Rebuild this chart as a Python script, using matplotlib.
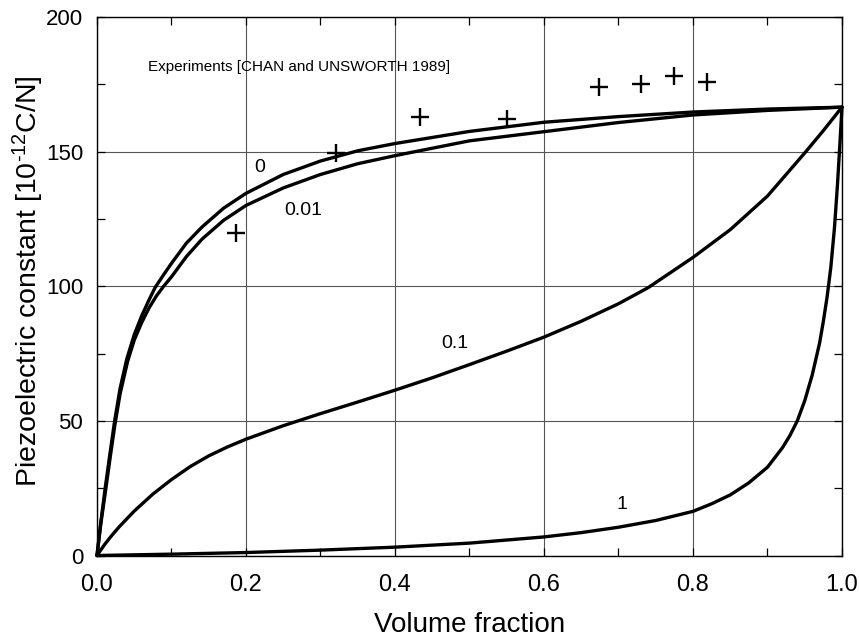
import matplotlib
matplotlib.use('Agg')
import matplotlib.pyplot as plt
from matplotlib.ticker import MultipleLocator

# ---- data ----
f_c0 = [0, 0.005, 0.011, 0.017, 0.0237, 0.031, 0.04, 0.05, 0.06, 0.07, 0.078, 0.09, 0.1,
        0.12, 0.141, 0.17, 0.2, 0.25, 0.3, 0.35, 0.4, 0.5, 0.6, 0.7, 0.8, 0.9, 1.0]
y_c0 = [0, 12, 25, 37, 50, 62, 73, 82, 89, 95, 99.5, 104.5, 108.5,
        116, 122, 129, 134.5, 141.5, 146.5, 150.3, 153, 157.5, 160.9, 163, 164.7, 165.8, 166.5]

f_c001 = [0, 0.005, 0.012, 0.018, 0.024, 0.031, 0.041, 0.05, 0.06, 0.07, 0.08, 0.0895, 0.1,
          0.12, 0.141, 0.17, 0.2, 0.25, 0.3, 0.35, 0.4, 0.5, 0.6, 0.7, 0.8, 0.9, 1.0]
y_c001 = [0, 11.5, 25, 37, 48.5, 60, 72, 80, 86.5, 92, 96.5, 100, 103.5,
          111, 117.5, 124.5, 130, 136.5, 141.5, 145.5, 148.5, 154, 157.4, 160.8, 163.6, 165.3, 166.5]

f_c01 = [0, 0.01, 0.02, 0.03, 0.05, 0.075, 0.1, 0.125, 0.15, 0.175, 0.2, 0.25, 0.3, 0.35,
         0.4, 0.45, 0.5, 0.55, 0.6, 0.65, 0.7, 0.74, 0.8, 0.85, 0.9, 0.95, 0.975, 1.0]
y_c01 = [0, 4.0, 7.5, 10.7, 16.5, 22.8, 28.2, 33, 37, 40.3, 43.2, 48.2, 52.7, 57,
         61.4, 66, 70.9, 75.9, 81.1, 87, 93.5, 99.5, 110.7, 121, 133.5, 149.5, 157.8, 166.5]

f_c1 = [0, 0.1, 0.2, 0.3, 0.4, 0.5, 0.6, 0.65, 0.7, 0.75, 0.8, 0.825, 0.85, 0.875, 0.9, 0.92,
        0.93, 0.94, 0.95, 0.96, 0.97, 0.975, 0.98, 0.985, 0.99, 0.994, 0.997, 1.0]
y_c1 = [0, 0.5, 1.1, 2.0, 3.1, 4.6, 6.9, 8.5, 10.5, 13, 16.4, 19.2, 22.5, 27, 32.8, 40,
        44.5, 50, 57.5, 67, 79, 87, 96, 107, 122, 138, 152, 166.5]

exp_x = [0.187, 0.321, 0.434, 0.550, 0.674, 0.730, 0.774, 0.819]
exp_y = [119.9, 149.4, 163.0, 162.0, 174.1, 175.0, 178.1, 176.0]

curve_labels = ['0', '0.01', '0.1', '1']
label_pos = [(0.219, 144.2), (0.277, 128.3), (0.4805, 78.8), (0.705, 18.8)]

x_ticks = [0.0, 0.2, 0.4, 0.6, 0.8, 1.0]
x_ticklabels = ['0.0', '0.2', '0.4', '0.6', '0.8', '1.0']
y_ticks = [0, 50, 100, 150, 200]
y_ticklabels = ['0', '50', '100', '150', '200']

# ---- fonts ----
regular = 'Liberation Sans'
plt.rcParams['font.family'] = [regular, 'DejaVu Sans']
plt.rcParams['mathtext.fontset'] = 'custom'
plt.rcParams['mathtext.rm'] = regular
plt.rcParams['mathtext.it'] = regular

fig = plt.figure(figsize=(8.59, 6.38), dpi=100)
ax = fig.add_axes([0.1129, 0.1293, 0.8673, 0.8441])

lw = 2.4
for fx, fy in [(f_c0, y_c0), (f_c001, y_c001), (f_c01, y_c01), (f_c1, y_c1)]:
    ax.plot(fx, fy, color='black', lw=lw, solid_joinstyle='round',
            solid_capstyle='round', clip_on=False, zorder=3)

ax.plot(exp_x, exp_y, linestyle='none', marker='+', ms=13, mew=1.7,
        color='black', zorder=4)

for lab, (lx, ly) in zip(curve_labels, label_pos):
    ax.text(lx, ly, lab, fontsize=14, ha='center', va='center', zorder=5)

ax.text(0.068, 181.3, 'Experiments [CHAN and UNSWORTH 1989]', fontsize=11,
        ha='left', va='center')

ax.set_xlim(0, 1)
ax.set_ylim(0, 200)
ax.set_xticks(x_ticks)
ax.set_xticklabels(x_ticklabels, fontsize=17)
ax.set_yticks(y_ticks)
ax.set_yticklabels(y_ticklabels, fontsize=16)
ax.xaxis.set_minor_locator(MultipleLocator(0.1))
ax.yaxis.set_minor_locator(MultipleLocator(25))
ax.tick_params(which='both', direction='in', top=True, right=True, width=0.9, color='black')
ax.tick_params(which='major', length=6)
ax.tick_params(which='minor', length=6)
ax.tick_params(axis='x', which='major', pad=13)
ax.tick_params(axis='y', which='major', pad=10)
ax.grid(which='major', color='#555555', lw=0.8, zorder=1)
ax.set_axisbelow(True)
for s in ax.spines.values():
    s.set_linewidth(1.0)
    s.set_color('black')

ax.set_xlabel('Volume fraction', fontsize=20, labelpad=12)
ax.set_ylabel('Piezoelectric constant [10$^{\\mathregular{\u2010}12}$C/N]', fontsize=20.5)
ax.yaxis.set_label_coords(-0.068, 0.51)

fig.savefig('out.png', dpi=100)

+ + + +

Would you reproduce the lines above, from the very first through the line containing "149.5, 157.8, 166.5]", exactly and without the pictures?

Rebuild this chart as a Python script, using matplotlib.
import matplotlib
matplotlib.use('Agg')
import matplotlib.pyplot as plt
from matplotlib.ticker import MultipleLocator

# ---- data ----
f_c0 = [0, 0.005, 0.011, 0.017, 0.0237, 0.031, 0.04, 0.05, 0.06, 0.07, 0.078, 0.09, 0.1,
        0.12, 0.141, 0.17, 0.2, 0.25, 0.3, 0.35, 0.4, 0.5, 0.6, 0.7, 0.8, 0.9, 1.0]
y_c0 = [0, 12, 25, 37, 50, 62, 73, 82, 89, 95, 99.5, 104.5, 108.5,
        116, 122, 129, 134.5, 141.5, 146.5, 150.3, 153, 157.5, 160.9, 163, 164.7, 165.8, 166.5]

f_c001 = [0, 0.005, 0.012, 0.018, 0.024, 0.031, 0.041, 0.05, 0.06, 0.07, 0.08, 0.0895, 0.1,
          0.12, 0.141, 0.17, 0.2, 0.25, 0.3, 0.35, 0.4, 0.5, 0.6, 0.7, 0.8, 0.9, 1.0]
y_c001 = [0, 11.5, 25, 37, 48.5, 60, 72, 80, 86.5, 92, 96.5, 100, 103.5,
          111, 117.5, 124.5, 130, 136.5, 141.5, 145.5, 148.5, 154, 157.4, 160.8, 163.6, 165.3, 166.5]

f_c01 = [0, 0.01, 0.02, 0.03, 0.05, 0.075, 0.1, 0.125, 0.15, 0.175, 0.2, 0.25, 0.3, 0.35,
         0.4, 0.45, 0.5, 0.55, 0.6, 0.65, 0.7, 0.74, 0.8, 0.85, 0.9, 0.95, 0.975, 1.0]
y_c01 = [0, 4.0, 7.5, 10.7, 16.5, 22.8, 28.2, 33, 37, 40.3, 43.2, 48.2, 52.7, 57,
         61.4, 66, 70.9, 75.9, 81.1, 87, 93.5, 99.5, 110.7, 121, 133.5, 149.5, 157.8, 166.5]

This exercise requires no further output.